LONDON - U.N. negotiators will next month put farming onto the radar of climate regulations for the first time, but governments face aggressive lobbies and gaps in the science proving the extent of agricultural emissions.

Farming is both a likely victim of climate changes including more droughts and floods, and a cause, through the release of greenhouse gases from fertilizers and cattle. The sector also has a wide impact through soil management.

Much public focus is on saving the world's forests to slow climate change, but soils hoard three times more carbon than all the world's plants, underlining how farm management can significantly counter or add to manmade carbon emissions.

Farmers can lock up carbon by tilling the soil less and by improving the fertility of the land, for example adding organic matter including dung and crop waste.

A U.N. climate meeting in Copenhagen in December may launch a research program to test low-carbon incentives, possibly targeting the 2 billion poor living on small farms, for roll-out from 2013 under a new global climate treaty.

In industrialized countries, new rules will limit or at least monitor farm carbon from as early as 2012 in the United States and Europe, and from 2015 in Australia and New Zealand. Double-click here for different approaches.

They're lucky to have got away with it this far, it should be included in a U.S. climate bill and in Copenhagen, said Robert Goodland, formerly of the World Bank and co-author of a report which last month caused a stir by estimating that farm livestock account for 51 percent of all global greenhouse gases.

The estimate included carbon emissions from burning trees to clear land for cattle, and cows' respiration as well as their methane-rich burps, and took account of new research suggesting methane is a stronger greenhouse gas than previously thought.

More conventional estimates put agriculture at about 14 percent of global greenhouse gases, rising to a third including deforestation.

TOOLS

Uncertain accounting is a critical obstacle in harnessing the potential of the agricultural sector and especially soils, which in theory could cut annual global greenhouse gas emissions by as much as 10 percent from present levels by 2030.

One example of the scientific fog is no-till, where farmers plough the soil less and so retain more carbon. But in soggy land that can increase emissions of nitrous oxide -- a far more potent greenhouse gas than carbon dioxide, scientists say.

We know farm management has a very significant influence on how much carbon is in the soil, said Cesar Izaurralde, a soil scientist at the U.S. Pacific Northwest National Laboratory. I think in the next two to three years the research community will have the tools ready.

A new U.N. paper proposed last Friday at climate talks in Barcelona a program of work to add farm research to the climate deal to be agreed in Copenhagen, which could pave the way for support for low-carbon incentives in developing nations.

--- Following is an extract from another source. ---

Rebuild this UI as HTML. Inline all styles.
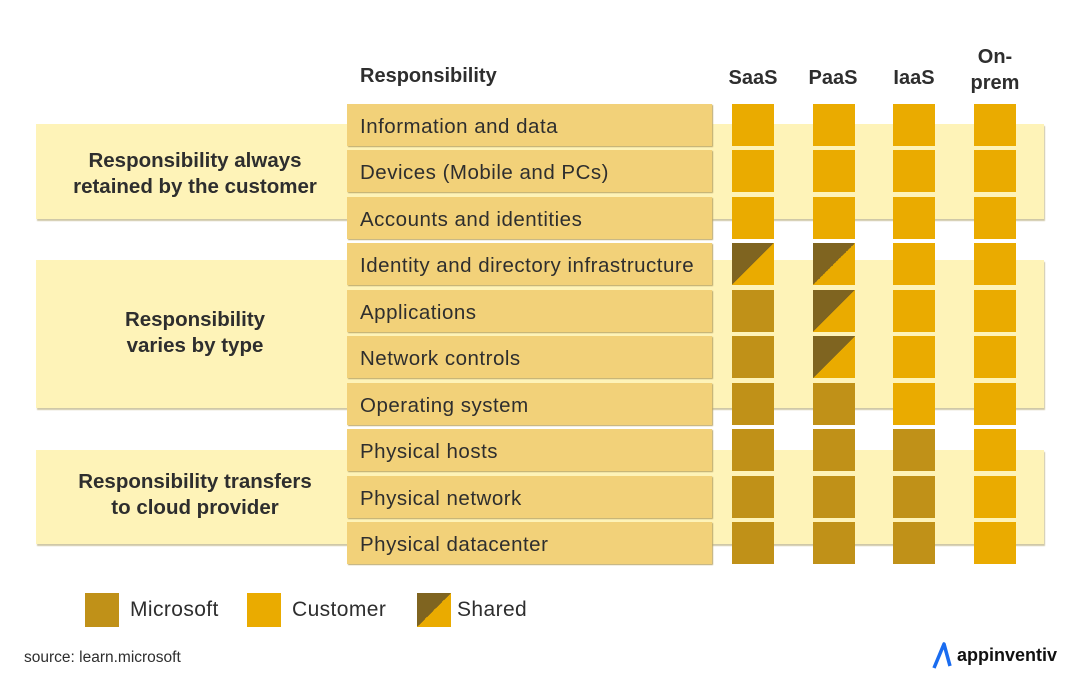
<!DOCTYPE html>
<html><head><meta charset="utf-8"><style>
body{margin:0;width:1080px;height:693px;background:#fff;position:relative;overflow:hidden;font-family:"Liberation Sans",sans-serif;color:#2e2e2e}
div{position:absolute;box-sizing:border-box}
.band{left:36px;width:1008px;background:#fef3b8;box-shadow:1px 2px 1px #cfc8a8}
.bl{font-weight:bold;font-size:20.5px;text-align:center;left:40px;width:310px;line-height:26px}
.lab{left:347px;width:365px;height:42px;background:#f2d179;box-shadow:1px 1px 1px #bba76a;font-size:20.5px;letter-spacing:0.5px;line-height:46px;padding-left:13px;white-space:nowrap}
.sq{width:42px;height:42px}
.C{background:#eaab00}.M{background:#c09118}.S{background:linear-gradient(to top left,#eaab00 50%,#7f6420 50%)}
.h{font-weight:bold;font-size:20px;text-align:center;width:80px;line-height:26px}
.lg{font-size:21px;top:598px;letter-spacing:0.4px}
</style></head><body>
<div class="band" style="top:124px;height:95px"></div>
<div class="band" style="top:260px;height:148px"></div>
<div class="band" style="top:450px;height:94px"></div>
<div class="bl" style="top:148px">Responsibility always<br>retained by the customer</div>
<div class="bl" style="top:307px">Responsibility<br>varies by type</div>
<div class="bl" style="top:469px">Responsibility transfers<br>to cloud provider</div>
<div style="left:360px;top:65px;font-weight:bold;font-size:20px">Responsibility</div>
<div class="h" style="left:713px;top:65px">SaaS</div>
<div class="h" style="left:793px;top:65px">PaaS</div>
<div class="h" style="left:874px;top:65px">IaaS</div>
<div class="h" style="left:955px;top:44px">On-<br>prem</div>

<div class="lab" style="top:104px">Information and data</div>
<div class="lab" style="top:150px">Devices (Mobile and PCs)</div>
<div class="lab" style="top:197px">Accounts and identities</div>
<div class="lab" style="top:243px">Identity and directory infrastructure</div>
<div class="lab" style="top:290px">Applications</div>
<div class="lab" style="top:336px">Network controls</div>
<div class="lab" style="top:383px">Operating system</div>
<div class="lab" style="top:429px">Physical hosts</div>
<div class="lab" style="top:476px">Physical network</div>
<div class="lab" style="top:522px">Physical datacenter</div>

<div class="sq C" style="left:732px;top:104px"></div><div class="sq C" style="left:813px;top:104px"></div><div class="sq C" style="left:893px;top:104px"></div><div class="sq C" style="left:974px;top:104px"></div>
<div class="sq C" style="left:732px;top:150px"></div><div class="sq C" style="left:813px;top:150px"></div><div class="sq C" style="left:893px;top:150px"></div><div class="sq C" style="left:974px;top:150px"></div>
<div class="sq C" style="left:732px;top:197px"></div><div class="sq C" style="left:813px;top:197px"></div><div class="sq C" style="left:893px;top:197px"></div><div class="sq C" style="left:974px;top:197px"></div>
<div class="sq S" style="left:732px;top:243px"></div><div class="sq S" style="left:813px;top:243px"></div><div class="sq C" style="left:893px;top:243px"></div><div class="sq C" style="left:974px;top:243px"></div>
<div class="sq M" style="left:732px;top:290px"></div><div class="sq S" style="left:813px;top:290px"></div><div class="sq C" style="left:893px;top:290px"></div><div class="sq C" style="left:974px;top:290px"></div>
<div class="sq M" style="left:732px;top:336px"></div><div class="sq S" style="left:813px;top:336px"></div><div class="sq C" style="left:893px;top:336px"></div><div class="sq C" style="left:974px;top:336px"></div>
<div class="sq M" style="left:732px;top:383px"></div><div class="sq M" style="left:813px;top:383px"></div><div class="sq C" style="left:893px;top:383px"></div><div class="sq C" style="left:974px;top:383px"></div>
<div class="sq M" style="left:732px;top:429px"></div><div class="sq M" style="left:813px;top:429px"></div><div class="sq M" style="left:893px;top:429px"></div><div class="sq C" style="left:974px;top:429px"></div>
<div class="sq M" style="left:732px;top:476px"></div><div class="sq M" style="left:813px;top:476px"></div><div class="sq M" style="left:893px;top:476px"></div><div class="sq C" style="left:974px;top:476px"></div>
<div class="sq M" style="left:732px;top:522px"></div><div class="sq M" style="left:813px;top:522px"></div><div class="sq M" style="left:893px;top:522px"></div><div class="sq C" style="left:974px;top:522px"></div>

<div class="M" style="left:85px;top:593px;width:34px;height:34px"></div>
<div class="lg" style="left:130px">Microsoft</div>
<div class="C" style="left:247px;top:593px;width:34px;height:34px"></div>
<div class="lg" style="left:292px">Customer</div>
<div class="S" style="left:417px;top:593px;width:34px;height:34px"></div>
<div class="lg" style="left:457px">Shared</div>

<div style="left:24px;top:649px;font-size:15.5px">source: learn.microsoft</div>
<svg style="position:absolute;left:932px;top:642px" width="28" height="28" viewBox="0 0 28 28"><path d="M2 26 L12 2 L18 24" fill="none" stroke="#1a6cf0" stroke-width="3.5" stroke-linejoin="round"/></svg>
<div style="left:957px;top:645px;font-size:18px;font-weight:bold;color:#111">appinventiv</div>
</body></html>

The World Bank's BioCarbon Fund gives a glimpse of how that may unfold, trialing two projects in Kenya to lock carbon into the soil, and so generate offsets for sale to rich polluters in the developed world.

The projects we're working on are real projects, said Johannes Woelcke, the World Bank's team leader for the Kenya trials which will cut carbon dioxide emissions by an estimated 130,000 tonnes annually, involving 90,000 small-scale farmers.
We're demonstrating that this is working. Of course there needs to be further work on accounting methods.

Like other experts, Woelcke hopes the final text from Copenhagen will refer to agriculture -- unlike the existing Kyoto Protocol -- and support more trials and research.

WARY

In the developed world, governments have to decide for themselves how to limit farm emissions. Lobbies are wary of steps to embrace the sector in climate change policies.

New Zealand and Australia have plans to limit farm emissions under cap and trade schemes. The European Union and U.S. plan focus on rewards through carbon offsets or direct payments.

We're not happy with an emissions trading scheme full stop, we remain emphatically opposed, said Don Nicolson, president of Federated Farmers of New Zealand. The American Farm Bureau (AFB) opposes draft U.S. climate bills which would cap carbon emissions from industry, but not from agriculture.

We oppose the bills in congress, said Rick Krause, senior director of congressional relations for the AFB, saying the bills would raise fuel and fertilizer costs.

The public must debate what kind of farming they wanted, for example to choose between housed, low-carbon cows, and roaming, less carbon-limited beasts, said Allan Buckwell, policy director at Britain's Country Land and Business Association.